Né en France dans une famille d'immigrés cambodgiens, Davy Chou a découvert à l'adolescence que son grand-père avait été l'un des principaux producteurs de films au Cambodge dans les années 1960, et a fait à 25 ans un voyage qui a transformé sa vie dans ce pays d'Asie du Sud-Est.

Il constate aujourd'hui qu'en "France, on voit de plus en plus d'acteurs et de cinéastes +racisés+, même si ce n'est pas du tout dans les proportions de la population française. Mais si on parle des personnages ou des réalisateurs asiatiques, c'est au compte-goutte".

Les rôles sont "toujours les mêmes, hyper-clichés, avec des accents, engendrant une frustration énorme qui fait que les gens se détournent de leur passion", témoigne-t-il.
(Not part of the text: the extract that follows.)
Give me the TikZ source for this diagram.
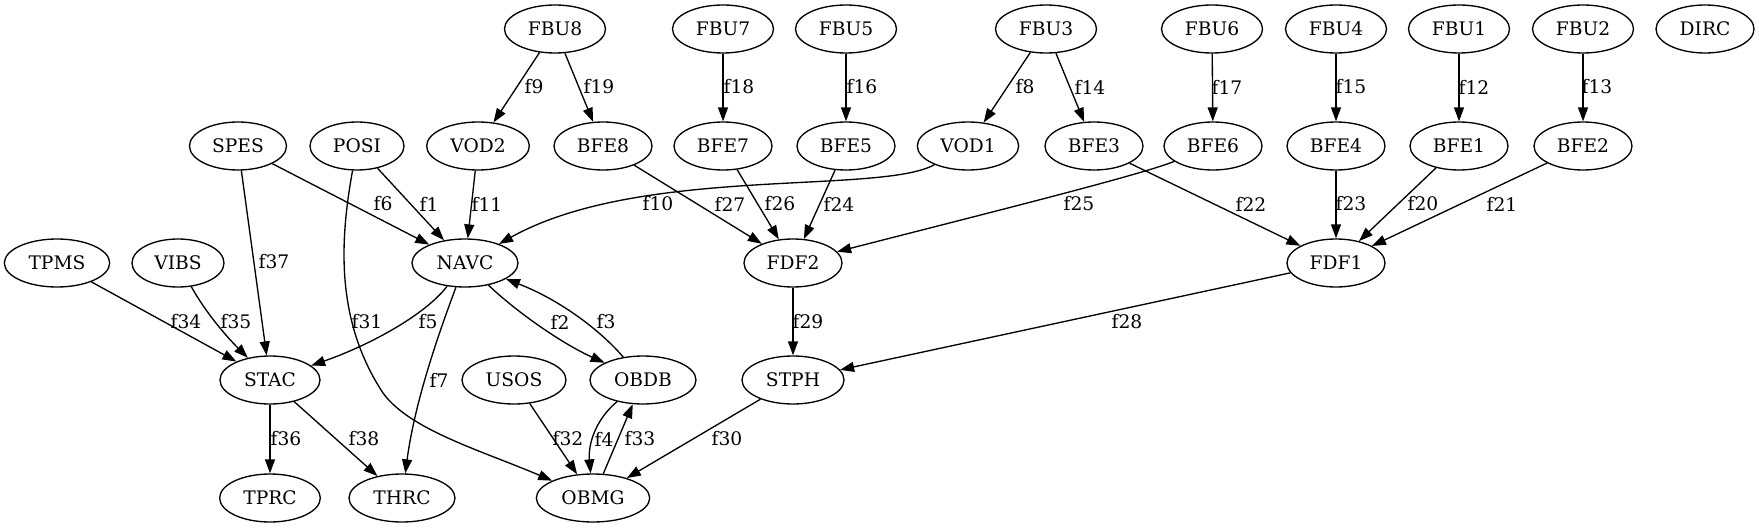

Rares sont les contre-exemples, comme le personnage joué par la franco-chinoise Julie Zhang l'an dernier chez Jacques Audiard, dans "Les Olympiades".

"Les acteurs et actrices d'origine asiatique en France sont un champ complètement +invisibilisé+, même pas sous-représenté", abonde l'actrice du film, Park Ji-min.

Née en Corée du Sud, elle se souvient de ses premières images de son nouveau pays, à son arrivée en France à huit ans: "je me suis faite gazer la gueule en pleine rue avec ma mère, une agression raciste gratuite". De quoi se reconnaître dans la "tristesse violente" ressentie par le personnage de Freddie.